**The task**
In the copy, keep every record exact and leave out all images.

-- start --

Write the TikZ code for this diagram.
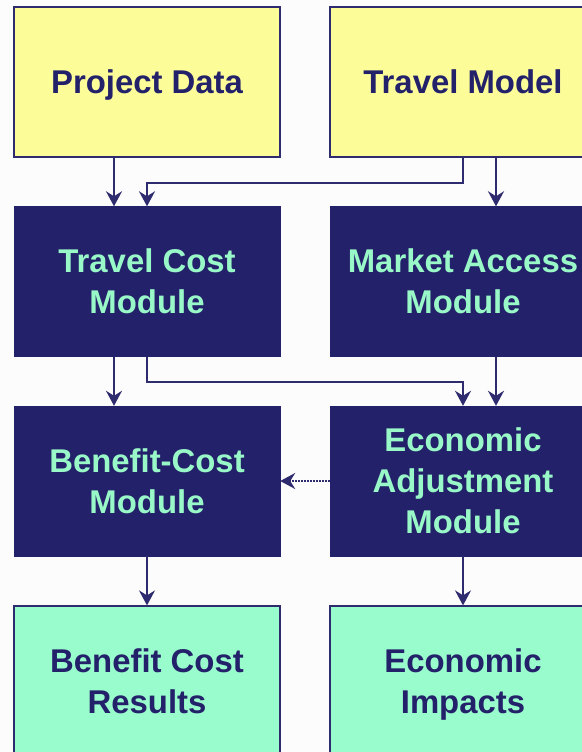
\documentclass[tikz,border=0pt]{standalone}
\usepackage{fontspec}
\setmainfont{Liberation Sans}
\usetikzlibrary{arrows.meta}
\definecolor{navy}{HTML}{23216A}
\definecolor{lineblue}{HTML}{2E2B6E}
\definecolor{paleyellow}{HTML}{FCFC99}
\definecolor{mint}{HTML}{99FCCC}
\definecolor{minttext}{HTML}{99F8C8}
\newcommand\lnstrut{\rule[-8.5bp]{0pt}{40bp}}
\tikzset{
  box/.style={rectangle, minimum width=266bp, minimum height=150bp, inner sep=0pt, align=center,
    font=\fontsize{33}{40}\selectfont\bfseries},
  inbox/.style={box, fill=paleyellow, draw=lineblue, line width=1.2bp, text=navy},
  modbox/.style={box, fill=navy, draw=navy, text=minttext},
  outbox/.style={box, fill=mint, draw=lineblue, line width=1.2bp, text=navy},
  conn/.style={draw=lineblue, line width=2bp, -{Stealth[length=15bp, width=16bp, inset=5bp]}},
  dotconn/.style={draw=lineblue, line width=2bp, dash pattern=on 1.5bp off 1.5bp, -{Stealth[length=15bp, width=16bp, inset=5bp]}}
}
\begin{document}
\begin{tikzpicture}[x=1bp, y=-1bp]
\useasboundingbox (0,0) rectangle (582,752);
\clip (0,0) rectangle (582,752);
\fill[white!99!black] (0,0) rectangle (582,752);
\node[inbox] (pd) at (147,82) {\lnstrut Project Data};
\node[inbox] (tm) at (463,82) {\lnstrut Travel Model};
\node[modbox] (tc) at (147,281.5) {\lnstrut Travel Cost\\\lnstrut Module};
\node[modbox] (ma) at (463,281.5) {\lnstrut Market Access\\\lnstrut Module};
\node[modbox] (bc) at (147,481) {\lnstrut Benefit-Cost\\\lnstrut Module};
\node[modbox] (ea) at (463,481) {\lnstrut Economic\\\lnstrut Adjustment\\\lnstrut Module};
\node[outbox] (bcr) at (147,681) {\lnstrut Benefit Cost\\\lnstrut Results};
\node[outbox] (ei) at (463,681) {\lnstrut Economic\\\lnstrut Impacts};
\draw[conn] ([xshift=-33bp]pd.south) -- ([xshift=-33bp]tc.north);
\draw[conn] (tm.south) -- ++(0,25) -| (tc.north);
\draw[conn] ([xshift=33bp]tm.south) -- ([xshift=33bp]ma.north);
\draw[conn] ([xshift=-33bp]tc.south) -- ([xshift=-33bp]bc.north);
\draw[conn] (tc.south) -- ++(0,25) -| (ea.north);
\draw[conn] ([xshift=33bp]ma.south) -- ([xshift=33bp]ea.north);
\draw[dotconn] (ea.west) -- (bc.east);
\draw[conn] (bc.south) -- (bcr.north);
\draw[conn] (ea.south) -- (ei.north);
\end{tikzpicture}
\end{document}
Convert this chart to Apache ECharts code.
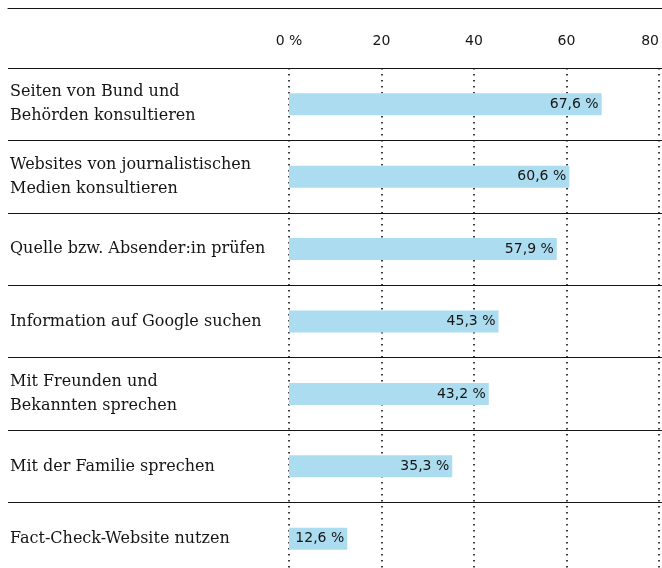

-- end --

**Solution**
Write the TikZ code for this diagram.
\documentclass[tikz,border=0pt]{standalone}
\usepackage{fontspec}
\setmainfont{Liberation Sans}
\usetikzlibrary{arrows.meta}
\definecolor{navy}{HTML}{23216A}
\definecolor{lineblue}{HTML}{2E2B6E}
\definecolor{paleyellow}{HTML}{FCFC99}
\definecolor{mint}{HTML}{99FCCC}
\definecolor{minttext}{HTML}{99F8C8}
\newcommand\lnstrut{\rule[-8.5bp]{0pt}{40bp}}
\tikzset{
  box/.style={rectangle, minimum width=266bp, minimum height=150bp, inner sep=0pt, align=center,
    font=\fontsize{33}{40}\selectfont\bfseries},
  inbox/.style={box, fill=paleyellow, draw=lineblue, line width=1.2bp, text=navy},
  modbox/.style={box, fill=navy, draw=navy, text=minttext},
  outbox/.style={box, fill=mint, draw=lineblue, line width=1.2bp, text=navy},
  conn/.style={draw=lineblue, line width=2bp, -{Stealth[length=15bp, width=16bp, inset=5bp]}},
  dotconn/.style={draw=lineblue, line width=2bp, dash pattern=on 1.5bp off 1.5bp, -{Stealth[length=15bp, width=16bp, inset=5bp]}}
}
\begin{document}
\begin{tikzpicture}[x=1bp, y=-1bp]
\useasboundingbox (0,0) rectangle (582,752);
\clip (0,0) rectangle (582,752);
\fill[white!99!black] (0,0) rectangle (582,752);
\node[inbox] (pd) at (147,82) {\lnstrut Project Data};
\node[inbox] (tm) at (463,82) {\lnstrut Travel Model};
\node[modbox] (tc) at (147,281.5) {\lnstrut Travel Cost\\\lnstrut Module};
\node[modbox] (ma) at (463,281.5) {\lnstrut Market Access\\\lnstrut Module};
\node[modbox] (bc) at (147,481) {\lnstrut Benefit-Cost\\\lnstrut Module};
\node[modbox] (ea) at (463,481) {\lnstrut Economic\\\lnstrut Adjustment\\\lnstrut Module};
\node[outbox] (bcr) at (147,681) {\lnstrut Benefit Cost\\\lnstrut Results};
\node[outbox] (ei) at (463,681) {\lnstrut Economic\\\lnstrut Impacts};
\draw[conn] ([xshift=-33bp]pd.south) -- ([xshift=-33bp]tc.north);
\draw[conn] (tm.south) -- ++(0,25) -| (tc.north);
\draw[conn] ([xshift=33bp]tm.south) -- ([xshift=33bp]ma.north);
\draw[conn] ([xshift=-33bp]tc.south) -- ([xshift=-33bp]bc.north);
\draw[conn] (tc.south) -- ++(0,25) -| (ea.north);
\draw[conn] ([xshift=33bp]ma.south) -- ([xshift=33bp]ea.north);
\draw[dotconn] (ea.west) -- (bc.east);
\draw[conn] (bc.south) -- (bcr.north);
\draw[conn] (ea.south) -- (ei.north);
\end{tikzpicture}
\end{document}
Convert this chart to Apache ECharts code.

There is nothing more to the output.